BRIEF:
In the records below, find the line that contains "Clone this chart in matplotlib." and the line that contains "plt.rcParams['font.family'] = ['Liberation". Set down exactly those lines and every line between them, and nothing more.

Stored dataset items
* * *
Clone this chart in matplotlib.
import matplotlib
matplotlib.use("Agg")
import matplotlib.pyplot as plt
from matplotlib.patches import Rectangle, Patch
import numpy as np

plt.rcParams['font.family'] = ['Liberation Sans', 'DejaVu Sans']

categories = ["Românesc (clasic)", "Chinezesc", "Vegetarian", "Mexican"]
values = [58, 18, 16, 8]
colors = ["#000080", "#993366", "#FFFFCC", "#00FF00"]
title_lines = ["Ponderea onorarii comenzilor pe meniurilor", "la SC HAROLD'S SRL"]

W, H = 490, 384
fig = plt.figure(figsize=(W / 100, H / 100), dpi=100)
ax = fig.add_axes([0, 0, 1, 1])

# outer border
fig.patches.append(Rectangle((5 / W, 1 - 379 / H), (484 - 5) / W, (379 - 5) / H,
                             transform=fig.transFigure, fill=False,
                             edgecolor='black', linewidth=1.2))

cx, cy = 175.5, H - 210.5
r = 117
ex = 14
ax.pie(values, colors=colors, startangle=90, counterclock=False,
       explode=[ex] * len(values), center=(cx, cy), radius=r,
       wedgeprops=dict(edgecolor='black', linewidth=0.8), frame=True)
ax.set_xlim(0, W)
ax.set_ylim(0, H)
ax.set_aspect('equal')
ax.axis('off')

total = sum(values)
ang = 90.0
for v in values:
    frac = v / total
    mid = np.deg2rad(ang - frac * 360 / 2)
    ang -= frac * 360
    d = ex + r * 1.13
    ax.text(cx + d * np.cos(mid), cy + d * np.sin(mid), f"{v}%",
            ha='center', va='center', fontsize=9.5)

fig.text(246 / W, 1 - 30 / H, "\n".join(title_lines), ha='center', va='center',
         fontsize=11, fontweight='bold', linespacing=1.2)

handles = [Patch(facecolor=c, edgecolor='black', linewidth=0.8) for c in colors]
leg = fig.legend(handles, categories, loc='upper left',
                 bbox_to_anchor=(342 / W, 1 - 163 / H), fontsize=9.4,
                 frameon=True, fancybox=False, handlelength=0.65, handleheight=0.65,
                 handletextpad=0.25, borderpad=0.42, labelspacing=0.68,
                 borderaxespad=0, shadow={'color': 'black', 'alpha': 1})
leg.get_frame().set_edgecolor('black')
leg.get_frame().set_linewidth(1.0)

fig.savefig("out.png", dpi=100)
* * *
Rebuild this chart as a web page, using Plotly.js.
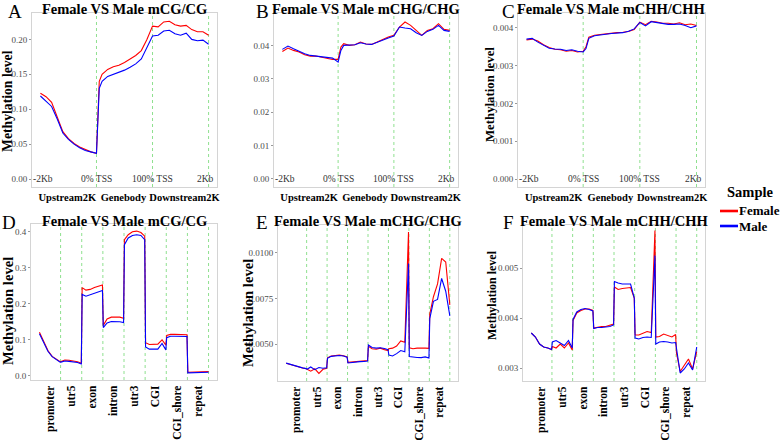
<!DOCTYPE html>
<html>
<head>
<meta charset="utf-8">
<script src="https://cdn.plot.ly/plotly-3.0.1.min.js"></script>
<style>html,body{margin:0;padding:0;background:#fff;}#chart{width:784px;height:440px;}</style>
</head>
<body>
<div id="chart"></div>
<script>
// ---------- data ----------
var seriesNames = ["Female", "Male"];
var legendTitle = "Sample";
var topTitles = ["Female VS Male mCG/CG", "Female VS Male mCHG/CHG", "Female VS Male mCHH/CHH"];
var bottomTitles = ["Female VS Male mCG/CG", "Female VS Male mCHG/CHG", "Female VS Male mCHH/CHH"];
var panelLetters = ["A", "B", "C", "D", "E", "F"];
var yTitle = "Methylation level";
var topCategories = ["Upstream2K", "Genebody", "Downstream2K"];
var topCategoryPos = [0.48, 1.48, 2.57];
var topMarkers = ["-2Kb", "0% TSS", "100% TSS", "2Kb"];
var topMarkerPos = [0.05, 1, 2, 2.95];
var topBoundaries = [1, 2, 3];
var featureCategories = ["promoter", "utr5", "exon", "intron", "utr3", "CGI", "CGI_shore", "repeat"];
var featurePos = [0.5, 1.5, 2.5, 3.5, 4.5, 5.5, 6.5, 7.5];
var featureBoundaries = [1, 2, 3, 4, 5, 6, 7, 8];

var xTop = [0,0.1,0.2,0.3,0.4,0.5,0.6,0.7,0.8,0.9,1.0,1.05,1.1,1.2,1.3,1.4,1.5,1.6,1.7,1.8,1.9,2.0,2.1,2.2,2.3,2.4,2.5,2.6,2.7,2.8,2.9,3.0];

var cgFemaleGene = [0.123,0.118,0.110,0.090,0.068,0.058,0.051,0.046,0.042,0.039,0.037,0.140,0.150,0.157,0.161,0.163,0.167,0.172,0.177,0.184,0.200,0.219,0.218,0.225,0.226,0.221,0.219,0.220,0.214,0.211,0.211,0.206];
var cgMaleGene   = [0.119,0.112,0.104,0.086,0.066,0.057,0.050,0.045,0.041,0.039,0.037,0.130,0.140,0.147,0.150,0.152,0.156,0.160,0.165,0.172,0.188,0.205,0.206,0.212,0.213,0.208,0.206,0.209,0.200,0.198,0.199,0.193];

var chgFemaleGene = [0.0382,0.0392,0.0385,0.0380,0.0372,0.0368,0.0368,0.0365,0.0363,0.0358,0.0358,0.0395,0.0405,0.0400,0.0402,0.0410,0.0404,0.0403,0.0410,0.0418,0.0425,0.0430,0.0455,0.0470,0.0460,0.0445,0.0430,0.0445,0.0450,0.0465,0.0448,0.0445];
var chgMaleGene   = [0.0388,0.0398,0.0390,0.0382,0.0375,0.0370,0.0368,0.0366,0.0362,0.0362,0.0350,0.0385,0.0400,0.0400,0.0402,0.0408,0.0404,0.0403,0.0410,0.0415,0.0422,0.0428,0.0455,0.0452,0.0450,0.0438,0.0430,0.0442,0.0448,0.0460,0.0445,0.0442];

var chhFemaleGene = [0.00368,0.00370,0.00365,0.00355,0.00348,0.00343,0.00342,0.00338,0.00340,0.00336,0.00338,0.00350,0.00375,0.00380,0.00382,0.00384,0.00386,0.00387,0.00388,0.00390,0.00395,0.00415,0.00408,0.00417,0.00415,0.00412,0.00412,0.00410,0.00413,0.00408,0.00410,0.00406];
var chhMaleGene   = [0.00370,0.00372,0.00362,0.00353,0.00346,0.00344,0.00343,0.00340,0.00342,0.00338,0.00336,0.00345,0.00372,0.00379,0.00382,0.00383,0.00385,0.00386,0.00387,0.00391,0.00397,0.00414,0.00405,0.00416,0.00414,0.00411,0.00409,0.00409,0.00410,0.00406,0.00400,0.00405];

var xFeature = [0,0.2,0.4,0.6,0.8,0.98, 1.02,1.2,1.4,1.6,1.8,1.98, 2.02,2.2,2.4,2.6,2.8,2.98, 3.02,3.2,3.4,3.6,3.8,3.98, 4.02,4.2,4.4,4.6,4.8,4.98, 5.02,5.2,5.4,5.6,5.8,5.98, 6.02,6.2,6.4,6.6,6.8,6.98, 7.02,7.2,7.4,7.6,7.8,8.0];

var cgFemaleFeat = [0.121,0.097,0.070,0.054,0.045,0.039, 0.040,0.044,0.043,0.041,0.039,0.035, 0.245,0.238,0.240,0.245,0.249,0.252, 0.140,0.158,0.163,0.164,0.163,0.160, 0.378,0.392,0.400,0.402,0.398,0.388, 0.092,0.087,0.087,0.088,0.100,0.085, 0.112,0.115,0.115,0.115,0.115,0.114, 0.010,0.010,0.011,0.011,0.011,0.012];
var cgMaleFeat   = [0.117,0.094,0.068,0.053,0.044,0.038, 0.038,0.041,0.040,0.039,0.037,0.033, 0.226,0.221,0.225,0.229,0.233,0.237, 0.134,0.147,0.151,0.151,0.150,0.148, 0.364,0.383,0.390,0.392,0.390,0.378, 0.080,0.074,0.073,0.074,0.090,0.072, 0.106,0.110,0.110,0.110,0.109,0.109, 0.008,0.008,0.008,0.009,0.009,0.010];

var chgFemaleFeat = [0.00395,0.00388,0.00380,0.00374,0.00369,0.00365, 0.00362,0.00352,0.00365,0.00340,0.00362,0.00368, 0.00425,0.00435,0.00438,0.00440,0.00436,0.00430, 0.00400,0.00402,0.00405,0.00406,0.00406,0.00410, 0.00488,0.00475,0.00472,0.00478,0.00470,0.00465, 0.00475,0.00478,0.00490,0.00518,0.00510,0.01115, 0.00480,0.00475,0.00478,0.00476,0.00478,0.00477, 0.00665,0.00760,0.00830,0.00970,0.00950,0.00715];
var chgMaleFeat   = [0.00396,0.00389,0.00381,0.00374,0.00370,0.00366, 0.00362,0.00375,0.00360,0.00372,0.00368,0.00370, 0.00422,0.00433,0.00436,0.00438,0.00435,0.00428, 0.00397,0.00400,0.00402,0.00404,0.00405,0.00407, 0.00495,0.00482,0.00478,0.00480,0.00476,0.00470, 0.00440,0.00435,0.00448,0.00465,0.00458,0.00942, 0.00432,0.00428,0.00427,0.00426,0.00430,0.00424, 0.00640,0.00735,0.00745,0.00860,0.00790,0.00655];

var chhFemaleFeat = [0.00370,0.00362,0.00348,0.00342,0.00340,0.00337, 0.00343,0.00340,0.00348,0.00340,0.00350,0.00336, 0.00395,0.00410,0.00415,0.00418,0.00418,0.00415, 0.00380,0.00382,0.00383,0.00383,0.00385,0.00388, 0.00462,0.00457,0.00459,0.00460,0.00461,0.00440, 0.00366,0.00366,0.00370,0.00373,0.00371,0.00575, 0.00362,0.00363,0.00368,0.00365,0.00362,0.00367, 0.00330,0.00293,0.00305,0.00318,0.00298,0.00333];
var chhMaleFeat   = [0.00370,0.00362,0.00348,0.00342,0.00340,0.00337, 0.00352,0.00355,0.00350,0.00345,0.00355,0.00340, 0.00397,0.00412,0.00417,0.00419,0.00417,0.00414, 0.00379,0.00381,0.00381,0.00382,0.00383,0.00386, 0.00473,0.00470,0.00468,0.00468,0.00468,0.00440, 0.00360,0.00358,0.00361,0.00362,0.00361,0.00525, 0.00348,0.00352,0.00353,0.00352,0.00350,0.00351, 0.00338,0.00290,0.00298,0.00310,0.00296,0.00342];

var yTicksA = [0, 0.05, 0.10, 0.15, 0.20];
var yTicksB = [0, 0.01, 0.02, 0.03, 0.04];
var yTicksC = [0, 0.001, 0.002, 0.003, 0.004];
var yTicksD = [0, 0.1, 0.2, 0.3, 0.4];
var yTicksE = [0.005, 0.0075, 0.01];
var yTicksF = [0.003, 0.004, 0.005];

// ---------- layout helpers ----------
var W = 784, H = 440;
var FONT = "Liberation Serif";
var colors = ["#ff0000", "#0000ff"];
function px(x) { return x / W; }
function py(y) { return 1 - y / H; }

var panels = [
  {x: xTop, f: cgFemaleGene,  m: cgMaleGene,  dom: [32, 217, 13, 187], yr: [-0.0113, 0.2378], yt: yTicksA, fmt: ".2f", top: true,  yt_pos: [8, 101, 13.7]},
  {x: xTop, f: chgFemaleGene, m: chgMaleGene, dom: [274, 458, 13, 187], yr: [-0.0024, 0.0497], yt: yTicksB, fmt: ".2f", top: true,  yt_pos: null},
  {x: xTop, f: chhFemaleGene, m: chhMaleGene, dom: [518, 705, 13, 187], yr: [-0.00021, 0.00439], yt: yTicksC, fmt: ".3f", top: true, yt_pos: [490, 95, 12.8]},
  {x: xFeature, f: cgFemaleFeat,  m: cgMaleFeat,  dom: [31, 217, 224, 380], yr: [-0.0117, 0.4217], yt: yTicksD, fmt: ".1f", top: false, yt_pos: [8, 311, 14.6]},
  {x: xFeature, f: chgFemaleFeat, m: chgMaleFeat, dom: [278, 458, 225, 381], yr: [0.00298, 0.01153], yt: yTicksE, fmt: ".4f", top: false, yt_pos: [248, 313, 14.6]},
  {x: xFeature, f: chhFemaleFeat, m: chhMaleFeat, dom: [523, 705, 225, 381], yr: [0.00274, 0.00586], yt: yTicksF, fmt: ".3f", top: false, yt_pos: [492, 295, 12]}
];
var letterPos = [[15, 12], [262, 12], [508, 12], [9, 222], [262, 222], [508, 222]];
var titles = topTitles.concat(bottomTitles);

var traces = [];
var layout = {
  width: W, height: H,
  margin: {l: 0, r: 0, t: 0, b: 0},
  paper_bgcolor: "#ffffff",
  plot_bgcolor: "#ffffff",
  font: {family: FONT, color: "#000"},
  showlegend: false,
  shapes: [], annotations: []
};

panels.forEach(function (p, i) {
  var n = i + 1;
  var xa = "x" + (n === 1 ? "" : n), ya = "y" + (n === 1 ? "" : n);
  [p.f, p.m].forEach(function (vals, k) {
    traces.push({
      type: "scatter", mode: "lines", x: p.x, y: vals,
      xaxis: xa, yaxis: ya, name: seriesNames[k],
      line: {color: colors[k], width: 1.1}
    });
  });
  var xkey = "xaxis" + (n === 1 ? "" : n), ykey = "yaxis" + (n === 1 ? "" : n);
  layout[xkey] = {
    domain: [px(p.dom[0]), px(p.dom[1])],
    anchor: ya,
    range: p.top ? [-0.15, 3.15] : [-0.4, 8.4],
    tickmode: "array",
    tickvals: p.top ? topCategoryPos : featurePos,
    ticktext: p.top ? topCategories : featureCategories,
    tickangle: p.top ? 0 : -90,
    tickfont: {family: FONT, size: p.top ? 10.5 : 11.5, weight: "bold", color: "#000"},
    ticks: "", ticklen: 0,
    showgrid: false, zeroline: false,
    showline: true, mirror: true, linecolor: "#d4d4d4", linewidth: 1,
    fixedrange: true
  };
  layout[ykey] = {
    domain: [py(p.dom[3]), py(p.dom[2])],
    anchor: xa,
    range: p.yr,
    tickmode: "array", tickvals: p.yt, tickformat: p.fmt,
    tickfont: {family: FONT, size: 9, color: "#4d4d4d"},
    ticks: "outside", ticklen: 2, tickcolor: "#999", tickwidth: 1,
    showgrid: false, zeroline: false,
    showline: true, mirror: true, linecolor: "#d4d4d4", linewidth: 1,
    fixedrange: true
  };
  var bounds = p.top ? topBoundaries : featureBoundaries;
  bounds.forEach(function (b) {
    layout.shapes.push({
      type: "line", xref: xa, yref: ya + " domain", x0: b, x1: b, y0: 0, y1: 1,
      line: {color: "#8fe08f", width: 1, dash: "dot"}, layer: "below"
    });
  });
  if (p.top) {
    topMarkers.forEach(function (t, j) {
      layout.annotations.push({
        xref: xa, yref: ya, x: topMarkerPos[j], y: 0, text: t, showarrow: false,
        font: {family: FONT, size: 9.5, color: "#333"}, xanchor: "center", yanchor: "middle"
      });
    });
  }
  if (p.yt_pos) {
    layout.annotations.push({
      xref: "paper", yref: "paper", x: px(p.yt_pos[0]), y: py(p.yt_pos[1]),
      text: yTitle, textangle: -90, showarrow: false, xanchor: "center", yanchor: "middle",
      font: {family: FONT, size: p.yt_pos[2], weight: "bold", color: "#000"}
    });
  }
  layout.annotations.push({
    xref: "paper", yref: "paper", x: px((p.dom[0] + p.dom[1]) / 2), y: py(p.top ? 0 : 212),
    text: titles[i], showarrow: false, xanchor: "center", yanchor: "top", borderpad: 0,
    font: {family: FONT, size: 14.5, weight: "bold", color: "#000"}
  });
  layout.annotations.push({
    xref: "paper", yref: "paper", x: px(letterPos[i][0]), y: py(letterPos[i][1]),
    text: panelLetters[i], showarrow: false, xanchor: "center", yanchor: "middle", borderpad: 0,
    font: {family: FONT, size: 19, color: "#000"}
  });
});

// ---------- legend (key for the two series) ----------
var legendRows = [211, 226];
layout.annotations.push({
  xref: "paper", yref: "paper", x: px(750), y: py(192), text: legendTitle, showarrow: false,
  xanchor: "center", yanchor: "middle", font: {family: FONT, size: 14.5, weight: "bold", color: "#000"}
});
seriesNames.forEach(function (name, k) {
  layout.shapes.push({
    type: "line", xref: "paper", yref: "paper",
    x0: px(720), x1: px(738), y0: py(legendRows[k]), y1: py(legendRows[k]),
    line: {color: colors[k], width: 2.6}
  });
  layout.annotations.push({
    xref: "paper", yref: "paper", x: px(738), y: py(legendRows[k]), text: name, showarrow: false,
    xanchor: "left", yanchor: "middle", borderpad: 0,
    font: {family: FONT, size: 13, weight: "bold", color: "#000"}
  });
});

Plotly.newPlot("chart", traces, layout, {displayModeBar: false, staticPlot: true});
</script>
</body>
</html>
* * *
ANSWER BELOW:
Clone this chart in matplotlib.
import matplotlib
matplotlib.use("Agg")
import matplotlib.pyplot as plt
from matplotlib.patches import Rectangle, Patch
import numpy as np

plt.rcParams['font.family'] = ['Liberation Sans', 'DejaVu Sans']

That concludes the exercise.